• [DATASET CONTENT]:

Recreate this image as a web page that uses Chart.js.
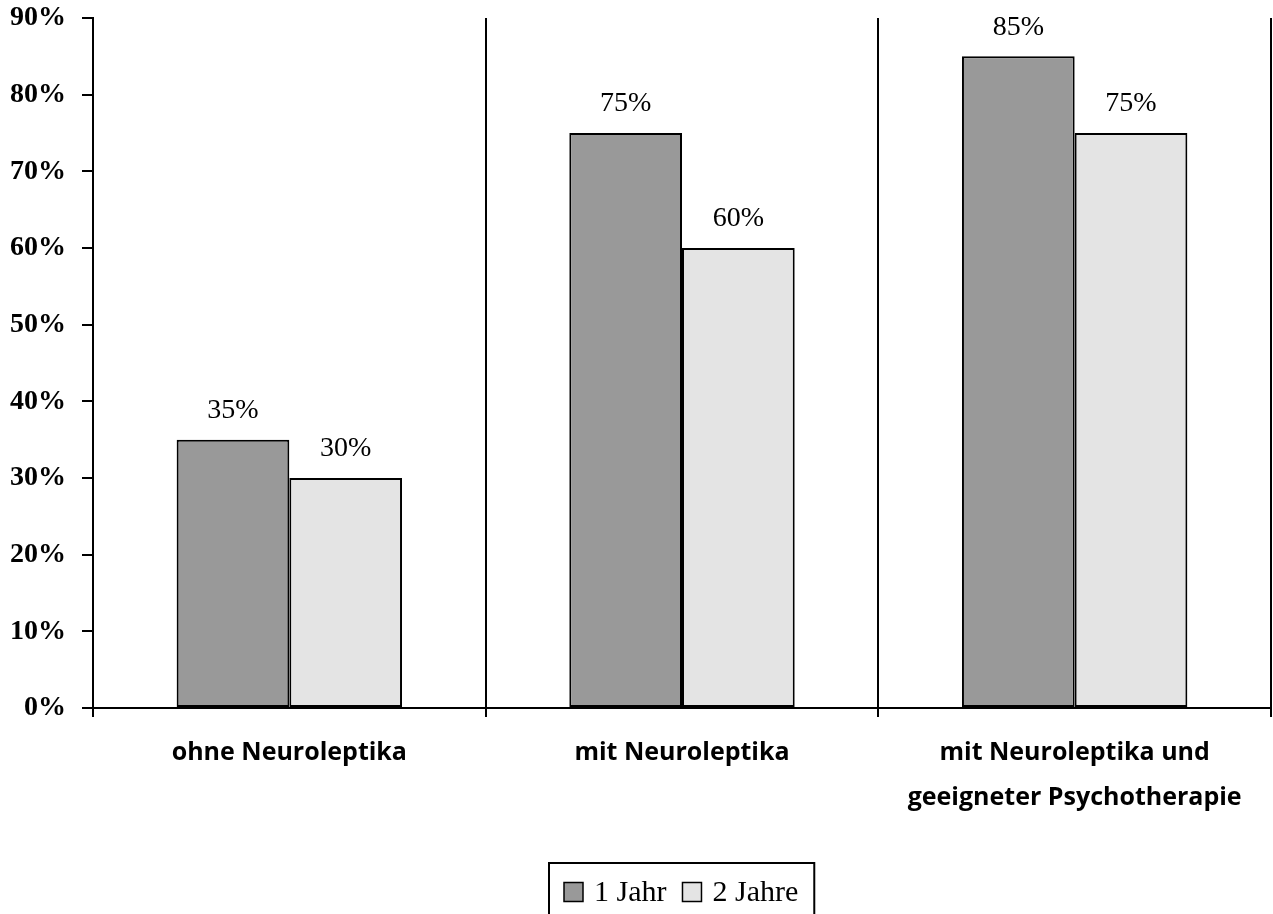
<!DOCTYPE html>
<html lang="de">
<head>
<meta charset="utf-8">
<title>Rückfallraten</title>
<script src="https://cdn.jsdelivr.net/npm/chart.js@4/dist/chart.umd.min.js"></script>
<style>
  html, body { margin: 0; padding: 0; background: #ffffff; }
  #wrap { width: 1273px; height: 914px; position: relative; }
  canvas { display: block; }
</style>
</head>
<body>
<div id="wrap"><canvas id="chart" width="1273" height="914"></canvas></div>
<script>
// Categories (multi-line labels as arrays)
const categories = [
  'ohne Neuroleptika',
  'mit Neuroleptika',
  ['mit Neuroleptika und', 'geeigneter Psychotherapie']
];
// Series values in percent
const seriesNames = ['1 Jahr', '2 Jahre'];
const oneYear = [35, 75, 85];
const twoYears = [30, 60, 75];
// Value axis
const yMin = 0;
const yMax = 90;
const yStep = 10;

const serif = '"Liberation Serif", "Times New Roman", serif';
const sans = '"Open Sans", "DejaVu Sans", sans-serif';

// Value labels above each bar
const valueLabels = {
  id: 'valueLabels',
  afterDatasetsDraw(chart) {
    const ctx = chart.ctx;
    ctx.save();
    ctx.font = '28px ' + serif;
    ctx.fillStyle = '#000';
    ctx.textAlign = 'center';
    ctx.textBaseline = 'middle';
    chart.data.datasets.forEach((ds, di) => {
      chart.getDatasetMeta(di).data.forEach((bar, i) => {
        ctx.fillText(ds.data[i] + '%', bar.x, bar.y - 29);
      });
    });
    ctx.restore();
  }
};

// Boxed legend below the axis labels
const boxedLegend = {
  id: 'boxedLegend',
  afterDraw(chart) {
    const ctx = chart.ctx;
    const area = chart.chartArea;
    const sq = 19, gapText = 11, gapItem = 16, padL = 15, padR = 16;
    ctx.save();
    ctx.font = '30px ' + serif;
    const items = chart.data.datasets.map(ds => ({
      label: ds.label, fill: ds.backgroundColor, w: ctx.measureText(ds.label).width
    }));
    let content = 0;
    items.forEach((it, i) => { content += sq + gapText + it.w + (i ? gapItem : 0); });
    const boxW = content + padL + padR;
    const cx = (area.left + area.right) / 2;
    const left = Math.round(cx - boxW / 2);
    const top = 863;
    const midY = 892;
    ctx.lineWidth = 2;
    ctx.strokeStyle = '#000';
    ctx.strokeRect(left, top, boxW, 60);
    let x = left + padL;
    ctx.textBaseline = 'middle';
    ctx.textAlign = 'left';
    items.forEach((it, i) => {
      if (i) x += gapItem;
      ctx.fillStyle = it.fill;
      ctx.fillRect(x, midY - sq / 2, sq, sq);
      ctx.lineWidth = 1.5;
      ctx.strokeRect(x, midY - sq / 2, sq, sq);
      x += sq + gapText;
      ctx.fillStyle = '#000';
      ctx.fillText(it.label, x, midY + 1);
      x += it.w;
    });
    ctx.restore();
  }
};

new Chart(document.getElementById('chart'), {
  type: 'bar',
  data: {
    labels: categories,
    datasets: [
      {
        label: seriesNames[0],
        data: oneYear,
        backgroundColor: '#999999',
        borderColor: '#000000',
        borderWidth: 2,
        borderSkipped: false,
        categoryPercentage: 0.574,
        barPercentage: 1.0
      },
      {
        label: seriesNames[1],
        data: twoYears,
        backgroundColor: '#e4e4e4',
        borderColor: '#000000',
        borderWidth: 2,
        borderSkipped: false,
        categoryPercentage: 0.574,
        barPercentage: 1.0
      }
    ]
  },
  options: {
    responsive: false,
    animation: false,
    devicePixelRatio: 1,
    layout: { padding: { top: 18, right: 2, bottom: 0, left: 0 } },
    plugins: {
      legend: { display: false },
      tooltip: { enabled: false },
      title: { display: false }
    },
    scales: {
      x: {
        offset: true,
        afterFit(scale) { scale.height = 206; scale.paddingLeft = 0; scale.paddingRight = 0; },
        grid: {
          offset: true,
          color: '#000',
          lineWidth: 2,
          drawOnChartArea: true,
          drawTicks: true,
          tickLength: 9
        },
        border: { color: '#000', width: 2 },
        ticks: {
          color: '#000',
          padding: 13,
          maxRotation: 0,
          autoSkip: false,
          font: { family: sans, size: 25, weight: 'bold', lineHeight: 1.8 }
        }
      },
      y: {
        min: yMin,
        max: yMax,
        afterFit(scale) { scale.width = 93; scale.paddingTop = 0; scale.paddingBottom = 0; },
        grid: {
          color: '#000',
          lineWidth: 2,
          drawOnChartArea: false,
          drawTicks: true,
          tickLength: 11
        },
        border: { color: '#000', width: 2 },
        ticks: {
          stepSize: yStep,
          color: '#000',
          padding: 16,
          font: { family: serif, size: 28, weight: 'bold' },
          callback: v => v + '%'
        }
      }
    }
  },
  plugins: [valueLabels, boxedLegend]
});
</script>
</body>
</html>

• [WRITTEN INSTRUCTION]: Reproduce the listing above exactly, excluding all pictures.

• [SOLUTION FOR THIS TASK]:
Recreate this image as a web page that uses Chart.js.
<!DOCTYPE html>
<html lang="de">
<head>
<meta charset="utf-8">
<title>Rückfallraten</title>
<script src="https://cdn.jsdelivr.net/npm/chart.js@4/dist/chart.umd.min.js"></script>
<style>
  html, body { margin: 0; padding: 0; background: #ffffff; }
  #wrap { width: 1273px; height: 914px; position: relative; }
  canvas { display: block; }
</style>
</head>
<body>
<div id="wrap"><canvas id="chart" width="1273" height="914"></canvas></div>
<script>
// Categories (multi-line labels as arrays)
const categories = [
  'ohne Neuroleptika',
  'mit Neuroleptika',
  ['mit Neuroleptika und', 'geeigneter Psychotherapie']
];
// Series values in percent
const seriesNames = ['1 Jahr', '2 Jahre'];
const oneYear = [35, 75, 85];
const twoYears = [30, 60, 75];
// Value axis
const yMin = 0;
const yMax = 90;
const yStep = 10;

const serif = '"Liberation Serif", "Times New Roman", serif';
const sans = '"Open Sans", "DejaVu Sans", sans-serif';

// Value labels above each bar
const valueLabels = {
  id: 'valueLabels',
  afterDatasetsDraw(chart) {
    const ctx = chart.ctx;
    ctx.save();
    ctx.font = '28px ' + serif;
    ctx.fillStyle = '#000';
    ctx.textAlign = 'center';
    ctx.textBaseline = 'middle';
    chart.data.datasets.forEach((ds, di) => {
      chart.getDatasetMeta(di).data.forEach((bar, i) => {
        ctx.fillText(ds.data[i] + '%', bar.x, bar.y - 29);
      });
    });
    ctx.restore();
  }
};

// Boxed legend below the axis labels
const boxedLegend = {
  id: 'boxedLegend',
  afterDraw(chart) {
    const ctx = chart.ctx;
    const area = chart.chartArea;
    const sq = 19, gapText = 11, gapItem = 16, padL = 15, padR = 16;
    ctx.save();
    ctx.font = '30px ' + serif;
    const items = chart.data.datasets.map(ds => ({
      label: ds.label, fill: ds.backgroundColor, w: ctx.measureText(ds.label).width
    }));
    let content = 0;
    items.forEach((it, i) => { content += sq + gapText + it.w + (i ? gapItem : 0); });
    const boxW = content + padL + padR;
    const cx = (area.left + area.right) / 2;
    const left = Math.round(cx - boxW / 2);
    const top = 863;
    const midY = 892;
    ctx.lineWidth = 2;
    ctx.strokeStyle = '#000';
    ctx.strokeRect(left, top, boxW, 60);
    let x = left + padL;
    ctx.textBaseline = 'middle';
    ctx.textAlign = 'left';
    items.forEach((it, i) => {
      if (i) x += gapItem;
      ctx.fillStyle = it.fill;
      ctx.fillRect(x, midY - sq / 2, sq, sq);
      ctx.lineWidth = 1.5;
      ctx.strokeRect(x, midY - sq / 2, sq, sq);
      x += sq + gapText;
      ctx.fillStyle = '#000';
      ctx.fillText(it.label, x, midY + 1);
      x += it.w;
    });
    ctx.restore();
  }
};

new Chart(document.getElementById('chart'), {
  type: 'bar',
  data: {
    labels: categories,
    datasets: [
      {
        label: seriesNames[0],
        data: oneYear,
        backgroundColor: '#999999',
        borderColor: '#000000',
        borderWidth: 2,
        borderSkipped: false,
        categoryPercentage: 0.574,
        barPercentage: 1.0
      },
      {
        label: seriesNames[1],
        data: twoYears,
        backgroundColor: '#e4e4e4',
        borderColor: '#000000',
        borderWidth: 2,
        borderSkipped: false,
        categoryPercentage: 0.574,
        barPercentage: 1.0
      }
    ]
  },
  options: {
    responsive: false,
    animation: false,
    devicePixelRatio: 1,
    layout: { padding: { top: 18, right: 2, bottom: 0, left: 0 } },
    plugins: {
      legend: { display: false },
      tooltip: { enabled: false },
      title: { display: false }
    },
    scales: {
      x: {
        offset: true,
        afterFit(scale) { scale.height = 206; scale.paddingLeft = 0; scale.paddingRight = 0; },
        grid: {
          offset: true,
          color: '#000',
          lineWidth: 2,
          drawOnChartArea: true,
          drawTicks: true,
          tickLength: 9
        },
        border: { color: '#000', width: 2 },
        ticks: {
          color: '#000',
          padding: 13,
          maxRotation: 0,
          autoSkip: false,
          font: { family: sans, size: 25, weight: 'bold', lineHeight: 1.8 }
        }
      },
      y: {
        min: yMin,
        max: yMax,
        afterFit(scale) { scale.width = 93; scale.paddingTop = 0; scale.paddingBottom = 0; },
        grid: {
          color: '#000',
          lineWidth: 2,
          drawOnChartArea: false,
          drawTicks: true,
          tickLength: 11
        },
        border: { color: '#000', width: 2 },
        ticks: {
          stepSize: yStep,
          color: '#000',
          padding: 16,
          font: { family: serif, size: 28, weight: 'bold' },
          callback: v => v + '%'
        }
      }
    }
  },
  plugins: [valueLabels, boxedLegend]
});
</script>
</body>
</html>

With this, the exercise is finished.